---- PROVIDED DATA
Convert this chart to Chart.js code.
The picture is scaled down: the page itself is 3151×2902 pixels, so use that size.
--------
---- PROVIDED DATA
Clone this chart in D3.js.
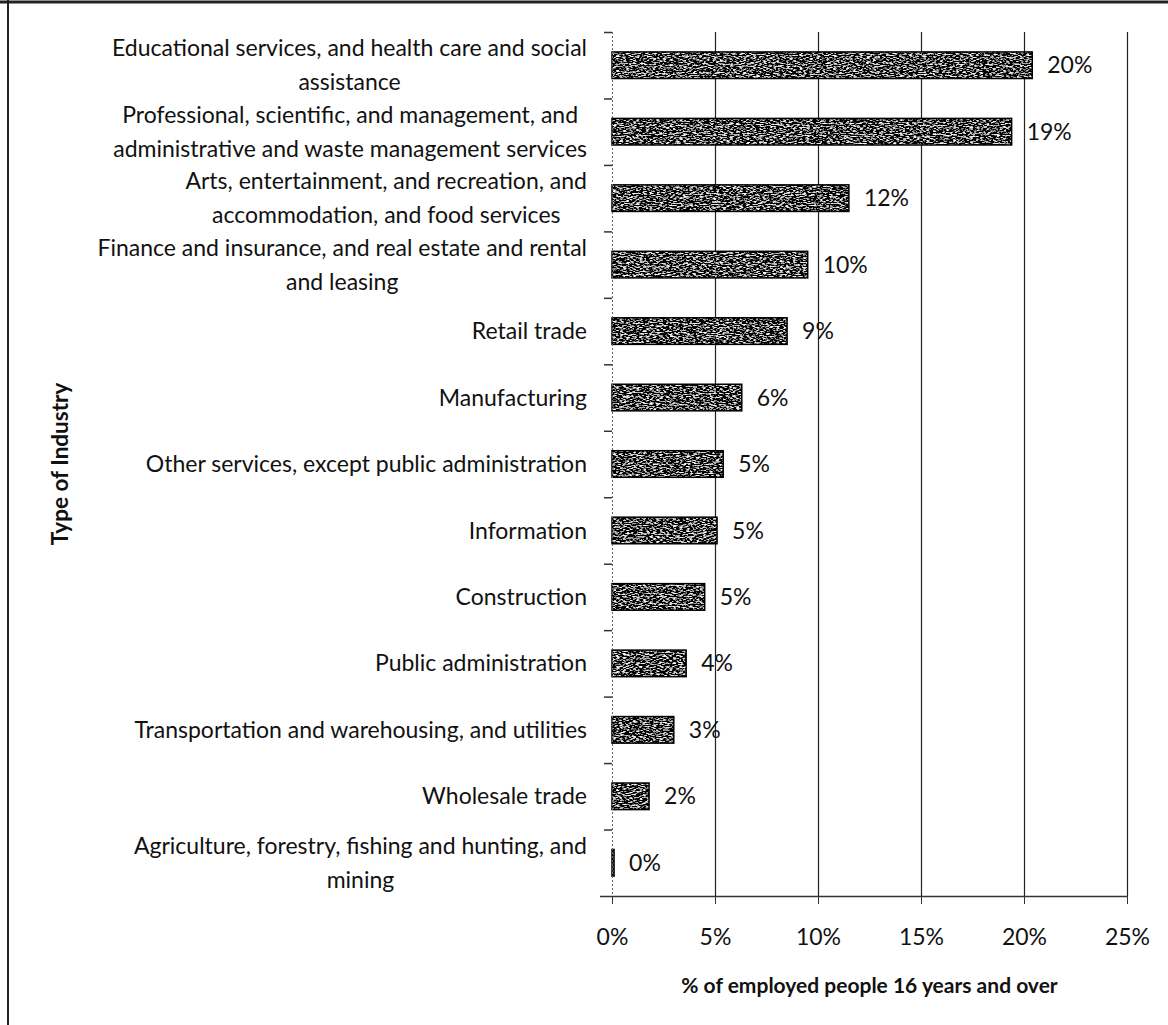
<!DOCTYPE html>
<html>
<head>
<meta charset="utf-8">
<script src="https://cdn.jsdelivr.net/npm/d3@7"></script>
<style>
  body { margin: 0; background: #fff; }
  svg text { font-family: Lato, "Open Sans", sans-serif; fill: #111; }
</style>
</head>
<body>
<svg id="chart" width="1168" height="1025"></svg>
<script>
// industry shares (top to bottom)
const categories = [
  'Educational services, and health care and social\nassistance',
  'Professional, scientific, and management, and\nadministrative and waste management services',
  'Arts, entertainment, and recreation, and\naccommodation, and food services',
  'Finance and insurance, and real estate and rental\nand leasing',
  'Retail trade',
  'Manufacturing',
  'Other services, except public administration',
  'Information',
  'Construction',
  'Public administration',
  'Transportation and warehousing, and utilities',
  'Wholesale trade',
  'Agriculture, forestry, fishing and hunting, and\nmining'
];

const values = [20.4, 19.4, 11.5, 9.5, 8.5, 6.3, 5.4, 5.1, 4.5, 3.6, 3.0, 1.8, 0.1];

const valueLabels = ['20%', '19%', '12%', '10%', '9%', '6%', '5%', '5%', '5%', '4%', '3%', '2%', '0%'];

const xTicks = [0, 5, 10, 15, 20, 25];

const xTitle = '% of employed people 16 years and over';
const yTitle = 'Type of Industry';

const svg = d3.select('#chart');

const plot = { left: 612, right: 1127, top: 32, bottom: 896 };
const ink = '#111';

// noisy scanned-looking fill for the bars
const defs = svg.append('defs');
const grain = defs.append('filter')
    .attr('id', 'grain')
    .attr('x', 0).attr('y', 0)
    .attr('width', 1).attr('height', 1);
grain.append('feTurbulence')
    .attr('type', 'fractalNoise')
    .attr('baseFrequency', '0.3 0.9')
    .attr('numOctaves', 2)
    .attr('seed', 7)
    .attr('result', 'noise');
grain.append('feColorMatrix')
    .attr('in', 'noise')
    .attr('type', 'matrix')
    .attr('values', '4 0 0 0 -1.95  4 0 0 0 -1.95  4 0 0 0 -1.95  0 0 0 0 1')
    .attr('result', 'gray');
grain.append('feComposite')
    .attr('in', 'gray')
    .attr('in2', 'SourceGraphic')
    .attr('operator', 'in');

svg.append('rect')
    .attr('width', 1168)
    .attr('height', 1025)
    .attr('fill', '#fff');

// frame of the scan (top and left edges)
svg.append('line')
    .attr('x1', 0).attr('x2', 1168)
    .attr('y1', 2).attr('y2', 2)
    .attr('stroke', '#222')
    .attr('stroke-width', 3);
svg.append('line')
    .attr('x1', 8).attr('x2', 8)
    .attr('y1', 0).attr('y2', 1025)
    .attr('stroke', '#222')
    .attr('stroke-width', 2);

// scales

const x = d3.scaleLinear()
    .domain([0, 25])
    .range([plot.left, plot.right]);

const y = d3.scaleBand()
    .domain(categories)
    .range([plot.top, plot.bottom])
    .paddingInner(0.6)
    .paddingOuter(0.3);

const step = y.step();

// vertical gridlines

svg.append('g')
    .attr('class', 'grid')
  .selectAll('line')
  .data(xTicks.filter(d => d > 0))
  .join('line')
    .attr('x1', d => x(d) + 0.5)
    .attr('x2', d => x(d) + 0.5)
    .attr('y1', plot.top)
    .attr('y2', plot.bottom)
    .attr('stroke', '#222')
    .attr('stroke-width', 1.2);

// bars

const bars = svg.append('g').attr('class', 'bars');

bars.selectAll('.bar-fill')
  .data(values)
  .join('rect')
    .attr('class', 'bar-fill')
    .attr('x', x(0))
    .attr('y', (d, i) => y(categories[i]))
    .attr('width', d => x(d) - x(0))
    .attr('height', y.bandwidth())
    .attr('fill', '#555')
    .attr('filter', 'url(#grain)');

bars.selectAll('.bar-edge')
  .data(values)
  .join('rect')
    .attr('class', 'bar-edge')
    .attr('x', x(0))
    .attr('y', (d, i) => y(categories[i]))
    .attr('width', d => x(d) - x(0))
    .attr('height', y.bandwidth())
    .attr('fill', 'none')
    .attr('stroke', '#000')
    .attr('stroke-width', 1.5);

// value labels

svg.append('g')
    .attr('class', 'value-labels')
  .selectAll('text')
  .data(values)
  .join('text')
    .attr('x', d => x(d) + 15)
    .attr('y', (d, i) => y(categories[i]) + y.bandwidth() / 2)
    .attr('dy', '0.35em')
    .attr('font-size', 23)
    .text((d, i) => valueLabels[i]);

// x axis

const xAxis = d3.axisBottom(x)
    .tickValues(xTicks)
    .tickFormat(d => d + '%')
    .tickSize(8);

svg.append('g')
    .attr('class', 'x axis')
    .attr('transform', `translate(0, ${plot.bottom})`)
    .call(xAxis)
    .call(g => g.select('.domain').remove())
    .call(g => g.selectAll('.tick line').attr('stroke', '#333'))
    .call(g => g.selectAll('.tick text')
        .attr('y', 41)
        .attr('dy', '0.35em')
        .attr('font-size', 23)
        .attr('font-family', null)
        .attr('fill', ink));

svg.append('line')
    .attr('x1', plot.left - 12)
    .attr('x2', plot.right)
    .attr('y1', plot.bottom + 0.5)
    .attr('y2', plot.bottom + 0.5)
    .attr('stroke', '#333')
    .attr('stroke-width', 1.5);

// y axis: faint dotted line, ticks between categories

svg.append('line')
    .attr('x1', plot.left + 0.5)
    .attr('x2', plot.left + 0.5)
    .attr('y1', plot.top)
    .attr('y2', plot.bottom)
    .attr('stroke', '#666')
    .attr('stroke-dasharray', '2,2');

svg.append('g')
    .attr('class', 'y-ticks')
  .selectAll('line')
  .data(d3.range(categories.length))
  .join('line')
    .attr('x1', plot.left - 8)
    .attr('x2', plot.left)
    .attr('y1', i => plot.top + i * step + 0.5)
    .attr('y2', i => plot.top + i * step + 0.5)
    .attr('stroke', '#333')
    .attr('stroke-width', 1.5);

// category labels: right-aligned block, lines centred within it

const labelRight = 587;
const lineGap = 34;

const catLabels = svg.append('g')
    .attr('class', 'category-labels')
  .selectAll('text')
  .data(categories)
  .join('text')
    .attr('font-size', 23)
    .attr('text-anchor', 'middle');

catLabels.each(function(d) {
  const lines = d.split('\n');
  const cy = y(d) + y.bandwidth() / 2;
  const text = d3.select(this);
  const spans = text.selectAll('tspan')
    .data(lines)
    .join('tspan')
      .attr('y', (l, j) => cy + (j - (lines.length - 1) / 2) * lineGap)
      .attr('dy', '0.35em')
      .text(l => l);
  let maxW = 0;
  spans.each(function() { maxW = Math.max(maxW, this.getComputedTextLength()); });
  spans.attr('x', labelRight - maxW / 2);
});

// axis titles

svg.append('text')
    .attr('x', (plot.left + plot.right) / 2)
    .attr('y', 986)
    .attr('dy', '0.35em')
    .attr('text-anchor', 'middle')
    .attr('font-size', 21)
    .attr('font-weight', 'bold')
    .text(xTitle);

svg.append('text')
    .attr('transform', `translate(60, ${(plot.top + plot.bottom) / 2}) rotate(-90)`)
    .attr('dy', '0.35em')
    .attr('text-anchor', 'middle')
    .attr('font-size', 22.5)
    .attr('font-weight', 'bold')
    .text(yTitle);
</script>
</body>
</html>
--------
WHAT YOU HAVE TO DO: Your task is to print the lines from the one containing "Convert this chart to Chart.js code." through the one containing "The picture is", exactly and with nothing added.

EXERCISE SOLUTION:
Convert this chart to Chart.js code.
The picture is scaled down: the page itself is 3151×2902 pixels, so use that size.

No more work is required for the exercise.